Pour que les équipes soient soudées, le recrutement dans une organisation aussi décentralisée est primordial, et il est d’ailleurs entièrement à la main des équipes d’infirmières. Le recrutement se fait souvent sur la base d’échanges informels entre l’équipe Buurtzorg avec un poste à pourvoir et des infirmières externes. Après échange classique de lettre de motivation et d’un CV pour vérifier les qualifications, deux infirmières se portent volontaires pour faire passer l’entretien, qui n’a pas de structure prédéfinie. Les deux infirmières rapportent ensuite l’entretien aux autres membres de l’équipe, et elles décident ensemble de l’intégration de la personne dans l’équipe. Deux mois sont ensuite alloués pour tout désengagement de la part de la nouvelle recrue.
Là où le modèle est vraiment fort, c’est dans la mise en réseau de ces équipes et la diffusion d’un sentiment d’appartenance fort à une mission commune.

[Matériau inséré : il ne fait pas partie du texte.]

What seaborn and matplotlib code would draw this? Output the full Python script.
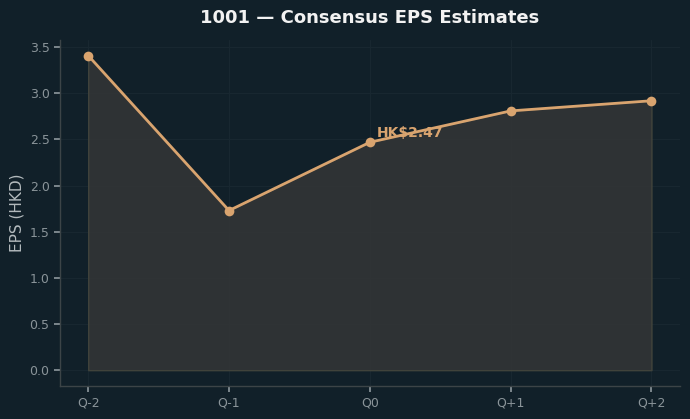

En effet, le réseau de 1000 équipes de Buurtzorg est bien plus qu’une somme des équipes : elles sont toutes reliées grâce au travail des coachs régionaux, mais aussi grâce à leur réseau interne, le Buurtzorg Web. La communication entre les infirmières permise par ce réseau est la clé de leur transversalité : elle leur permet de partager leurs expériences, développer de nouvelles compétences ou encore communiquer et créer de nouvelles communautés.

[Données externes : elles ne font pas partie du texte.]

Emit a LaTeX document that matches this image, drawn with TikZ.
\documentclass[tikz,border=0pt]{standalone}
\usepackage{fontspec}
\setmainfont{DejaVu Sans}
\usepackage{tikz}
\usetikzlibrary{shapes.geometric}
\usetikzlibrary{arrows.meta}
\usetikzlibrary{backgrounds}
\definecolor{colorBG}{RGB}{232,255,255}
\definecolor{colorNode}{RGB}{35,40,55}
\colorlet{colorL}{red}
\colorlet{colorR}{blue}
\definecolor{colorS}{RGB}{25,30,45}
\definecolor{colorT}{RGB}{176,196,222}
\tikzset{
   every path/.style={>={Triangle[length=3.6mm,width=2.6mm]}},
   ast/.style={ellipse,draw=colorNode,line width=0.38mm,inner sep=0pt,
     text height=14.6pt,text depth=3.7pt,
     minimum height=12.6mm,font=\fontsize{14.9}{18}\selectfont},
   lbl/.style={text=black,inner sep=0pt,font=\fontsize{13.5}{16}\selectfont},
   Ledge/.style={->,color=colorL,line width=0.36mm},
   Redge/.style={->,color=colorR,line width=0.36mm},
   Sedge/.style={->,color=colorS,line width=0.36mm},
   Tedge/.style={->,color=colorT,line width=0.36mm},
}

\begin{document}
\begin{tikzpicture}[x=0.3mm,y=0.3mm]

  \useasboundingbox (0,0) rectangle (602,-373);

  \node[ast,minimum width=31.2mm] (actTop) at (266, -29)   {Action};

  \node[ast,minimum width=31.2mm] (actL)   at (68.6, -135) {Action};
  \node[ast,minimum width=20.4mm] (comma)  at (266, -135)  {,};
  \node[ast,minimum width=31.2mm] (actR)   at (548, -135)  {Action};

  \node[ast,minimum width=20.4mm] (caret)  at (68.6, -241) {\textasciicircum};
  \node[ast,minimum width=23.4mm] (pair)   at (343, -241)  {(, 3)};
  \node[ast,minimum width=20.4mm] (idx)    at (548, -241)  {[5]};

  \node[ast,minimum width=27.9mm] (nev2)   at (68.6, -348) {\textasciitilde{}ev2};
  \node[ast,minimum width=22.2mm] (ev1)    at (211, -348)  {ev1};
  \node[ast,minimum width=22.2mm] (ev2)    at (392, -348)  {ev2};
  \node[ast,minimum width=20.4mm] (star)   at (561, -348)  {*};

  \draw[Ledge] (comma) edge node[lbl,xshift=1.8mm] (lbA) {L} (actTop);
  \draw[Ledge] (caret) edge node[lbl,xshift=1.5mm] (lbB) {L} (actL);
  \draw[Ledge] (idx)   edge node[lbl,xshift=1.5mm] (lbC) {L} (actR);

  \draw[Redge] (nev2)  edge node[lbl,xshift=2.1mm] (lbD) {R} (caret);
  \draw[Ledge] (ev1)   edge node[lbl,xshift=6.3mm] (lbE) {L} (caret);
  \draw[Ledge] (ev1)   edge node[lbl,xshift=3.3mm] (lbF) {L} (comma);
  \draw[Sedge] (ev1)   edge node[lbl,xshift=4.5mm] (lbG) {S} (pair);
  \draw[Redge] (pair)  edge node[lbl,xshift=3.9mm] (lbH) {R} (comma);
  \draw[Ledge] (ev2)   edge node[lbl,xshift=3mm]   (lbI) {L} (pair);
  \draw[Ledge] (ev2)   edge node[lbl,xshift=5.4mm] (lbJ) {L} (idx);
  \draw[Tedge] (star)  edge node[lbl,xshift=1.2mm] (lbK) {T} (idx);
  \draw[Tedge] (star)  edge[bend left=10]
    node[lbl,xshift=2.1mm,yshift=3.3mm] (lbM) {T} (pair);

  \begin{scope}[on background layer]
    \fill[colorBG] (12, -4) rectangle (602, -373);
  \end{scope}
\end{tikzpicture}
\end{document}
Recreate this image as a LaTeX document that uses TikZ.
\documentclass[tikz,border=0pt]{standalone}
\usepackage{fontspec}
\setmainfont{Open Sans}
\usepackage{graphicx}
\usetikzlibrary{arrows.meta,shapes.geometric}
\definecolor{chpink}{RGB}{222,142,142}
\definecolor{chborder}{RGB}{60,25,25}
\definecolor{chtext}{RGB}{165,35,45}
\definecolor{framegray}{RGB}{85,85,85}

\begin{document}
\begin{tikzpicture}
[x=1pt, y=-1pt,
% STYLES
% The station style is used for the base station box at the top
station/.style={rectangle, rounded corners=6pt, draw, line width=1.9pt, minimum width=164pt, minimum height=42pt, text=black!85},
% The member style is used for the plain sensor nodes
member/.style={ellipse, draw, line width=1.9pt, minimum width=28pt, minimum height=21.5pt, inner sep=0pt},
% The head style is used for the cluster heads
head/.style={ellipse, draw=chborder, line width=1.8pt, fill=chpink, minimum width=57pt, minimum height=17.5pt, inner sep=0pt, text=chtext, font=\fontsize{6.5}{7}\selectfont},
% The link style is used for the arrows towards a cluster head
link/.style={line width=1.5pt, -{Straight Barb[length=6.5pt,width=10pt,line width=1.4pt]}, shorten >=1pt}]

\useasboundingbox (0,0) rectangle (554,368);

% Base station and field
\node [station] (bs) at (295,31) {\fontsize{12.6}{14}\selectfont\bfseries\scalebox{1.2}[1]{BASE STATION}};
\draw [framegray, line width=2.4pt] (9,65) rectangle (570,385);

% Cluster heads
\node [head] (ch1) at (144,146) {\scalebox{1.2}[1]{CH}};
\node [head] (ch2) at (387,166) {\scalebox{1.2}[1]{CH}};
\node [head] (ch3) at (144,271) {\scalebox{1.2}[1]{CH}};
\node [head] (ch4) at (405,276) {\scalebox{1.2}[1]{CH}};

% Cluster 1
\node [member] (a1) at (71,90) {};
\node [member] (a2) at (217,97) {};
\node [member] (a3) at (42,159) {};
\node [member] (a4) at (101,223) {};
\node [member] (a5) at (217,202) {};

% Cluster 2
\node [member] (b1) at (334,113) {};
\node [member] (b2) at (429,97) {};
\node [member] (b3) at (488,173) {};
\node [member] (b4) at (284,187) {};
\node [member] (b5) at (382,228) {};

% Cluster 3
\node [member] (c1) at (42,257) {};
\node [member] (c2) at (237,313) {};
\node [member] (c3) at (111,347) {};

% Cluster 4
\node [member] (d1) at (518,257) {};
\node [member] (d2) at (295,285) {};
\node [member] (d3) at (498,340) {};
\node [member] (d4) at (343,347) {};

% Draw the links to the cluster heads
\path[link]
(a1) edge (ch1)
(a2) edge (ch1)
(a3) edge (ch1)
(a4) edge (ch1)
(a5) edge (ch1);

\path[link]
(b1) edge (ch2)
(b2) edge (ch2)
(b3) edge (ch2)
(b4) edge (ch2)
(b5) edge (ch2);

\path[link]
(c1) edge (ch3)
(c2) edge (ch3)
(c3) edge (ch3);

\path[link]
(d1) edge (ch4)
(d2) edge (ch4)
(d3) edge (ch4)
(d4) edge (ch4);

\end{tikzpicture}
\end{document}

Cette gigantesque infrastructure informatique collaborative promeut l’échange de connaissance, le focus client, et l’alignement des valeurs. Cette plateforme a plusieurs objectifs :
Le Buurtzorg Web a été rapidement adopté par les équipes d’infirmières comme un outil de communication mais également de gestion. Ce réseau intègre également une messagerie intraéquipe très utilisée par les infirmières et infirmiers. Pas étonnant donc qu’il ait été si rapidement pris en main par les équipes qui ont façonné, au fur et à mesure de sa construction, le Buurtzorg Web.
Buurtzorg est une réussite spectaculaire, l’un des plus beaux exemples d’entreprise sans managers à grande échelle !

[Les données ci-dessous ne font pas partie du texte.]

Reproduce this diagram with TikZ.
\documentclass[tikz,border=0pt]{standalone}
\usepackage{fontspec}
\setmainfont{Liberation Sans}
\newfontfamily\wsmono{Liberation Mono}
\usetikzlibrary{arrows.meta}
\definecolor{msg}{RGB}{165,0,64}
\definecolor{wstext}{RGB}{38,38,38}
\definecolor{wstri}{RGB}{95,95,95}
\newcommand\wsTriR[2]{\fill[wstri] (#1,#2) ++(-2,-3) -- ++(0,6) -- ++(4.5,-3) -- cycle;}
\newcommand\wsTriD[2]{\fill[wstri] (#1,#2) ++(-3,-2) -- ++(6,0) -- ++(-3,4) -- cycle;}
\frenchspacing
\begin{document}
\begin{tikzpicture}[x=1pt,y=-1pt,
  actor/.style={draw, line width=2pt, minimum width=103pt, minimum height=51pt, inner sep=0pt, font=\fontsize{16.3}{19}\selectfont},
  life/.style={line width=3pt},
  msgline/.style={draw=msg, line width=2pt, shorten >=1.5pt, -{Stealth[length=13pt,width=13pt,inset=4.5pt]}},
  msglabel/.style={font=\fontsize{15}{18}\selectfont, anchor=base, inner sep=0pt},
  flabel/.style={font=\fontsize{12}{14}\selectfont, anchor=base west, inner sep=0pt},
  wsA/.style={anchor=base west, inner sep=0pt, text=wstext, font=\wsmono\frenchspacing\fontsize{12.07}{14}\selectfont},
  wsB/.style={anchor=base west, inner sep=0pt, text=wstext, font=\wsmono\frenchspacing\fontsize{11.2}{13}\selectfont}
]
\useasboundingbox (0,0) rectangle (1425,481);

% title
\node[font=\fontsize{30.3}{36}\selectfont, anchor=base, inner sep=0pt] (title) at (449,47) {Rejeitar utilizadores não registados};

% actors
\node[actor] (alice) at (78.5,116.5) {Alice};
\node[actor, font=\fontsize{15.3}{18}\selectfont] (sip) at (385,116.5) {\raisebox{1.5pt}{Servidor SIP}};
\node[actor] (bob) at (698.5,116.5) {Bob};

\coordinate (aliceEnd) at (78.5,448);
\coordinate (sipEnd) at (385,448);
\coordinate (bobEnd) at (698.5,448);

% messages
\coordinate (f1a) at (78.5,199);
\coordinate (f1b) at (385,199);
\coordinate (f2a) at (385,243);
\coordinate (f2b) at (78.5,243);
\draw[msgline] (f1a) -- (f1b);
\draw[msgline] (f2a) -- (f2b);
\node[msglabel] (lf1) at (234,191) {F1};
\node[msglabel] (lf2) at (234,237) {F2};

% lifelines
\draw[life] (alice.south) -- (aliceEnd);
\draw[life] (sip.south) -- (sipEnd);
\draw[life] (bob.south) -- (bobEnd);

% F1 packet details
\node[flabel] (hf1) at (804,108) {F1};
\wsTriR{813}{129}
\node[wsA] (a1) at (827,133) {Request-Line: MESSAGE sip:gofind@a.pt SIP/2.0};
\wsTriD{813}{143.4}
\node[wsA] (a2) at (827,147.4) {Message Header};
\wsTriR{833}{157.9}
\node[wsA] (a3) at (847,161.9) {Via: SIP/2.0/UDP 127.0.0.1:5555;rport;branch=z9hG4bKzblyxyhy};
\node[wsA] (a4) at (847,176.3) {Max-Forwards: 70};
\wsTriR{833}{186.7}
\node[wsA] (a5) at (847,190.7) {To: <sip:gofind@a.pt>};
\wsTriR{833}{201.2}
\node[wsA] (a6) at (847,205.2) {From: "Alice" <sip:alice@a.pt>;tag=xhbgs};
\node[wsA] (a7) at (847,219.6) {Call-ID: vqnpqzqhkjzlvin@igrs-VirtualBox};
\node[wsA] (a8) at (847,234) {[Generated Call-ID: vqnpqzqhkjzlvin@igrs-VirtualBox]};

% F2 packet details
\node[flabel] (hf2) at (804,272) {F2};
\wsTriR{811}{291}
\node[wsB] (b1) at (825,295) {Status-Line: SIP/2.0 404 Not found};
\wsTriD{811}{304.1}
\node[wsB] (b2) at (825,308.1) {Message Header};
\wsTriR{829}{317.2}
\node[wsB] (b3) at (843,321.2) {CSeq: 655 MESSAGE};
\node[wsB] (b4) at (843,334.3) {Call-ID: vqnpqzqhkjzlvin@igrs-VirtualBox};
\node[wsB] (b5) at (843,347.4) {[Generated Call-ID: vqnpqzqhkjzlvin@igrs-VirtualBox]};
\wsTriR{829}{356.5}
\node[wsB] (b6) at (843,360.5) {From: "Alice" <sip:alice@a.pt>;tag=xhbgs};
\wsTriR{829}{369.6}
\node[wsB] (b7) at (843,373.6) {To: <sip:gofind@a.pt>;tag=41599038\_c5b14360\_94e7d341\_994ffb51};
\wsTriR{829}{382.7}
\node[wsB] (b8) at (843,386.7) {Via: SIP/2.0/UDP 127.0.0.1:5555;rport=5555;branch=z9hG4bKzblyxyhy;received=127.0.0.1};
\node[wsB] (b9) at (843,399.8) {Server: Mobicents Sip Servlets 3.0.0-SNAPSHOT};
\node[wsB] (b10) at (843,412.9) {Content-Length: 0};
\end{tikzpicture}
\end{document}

Aujourd’hui ce n’est pas moins des deux-tiers des infirmiers et infirmières du pays qui travaillent chez Buurtzorg. Les résultats financiers et médicaux de l’organisation font exploser tous les indicateurs avec une réduction de 30% des admission aux urgences, et une réduction de 40% en moyenne du temps consacré aux soins pour chaque patient par rapport aux autres organismes de soins à domicile pour une prescription. Pourtant, les infirmières prennent le temps de prendre le café et de parler avec leurs patients, leur famille, leurs voisins pour resserrer le soutien qui les entoure pour améliorer leur rétablissement. Les patients guérissent plus vite et sont autonomes plus rapidement.
Et ce temps passé à réellement soigner leurs patients, en opposition avec vendre des produits ou faire du reporting, a un impact assez parlant chez les infirmières : 60% d’arrêts de travail et 30% de turnover de moins que dans les entreprises de soins de proximité classiques (chiffres rapportés par Frédéric Laloux en 2015).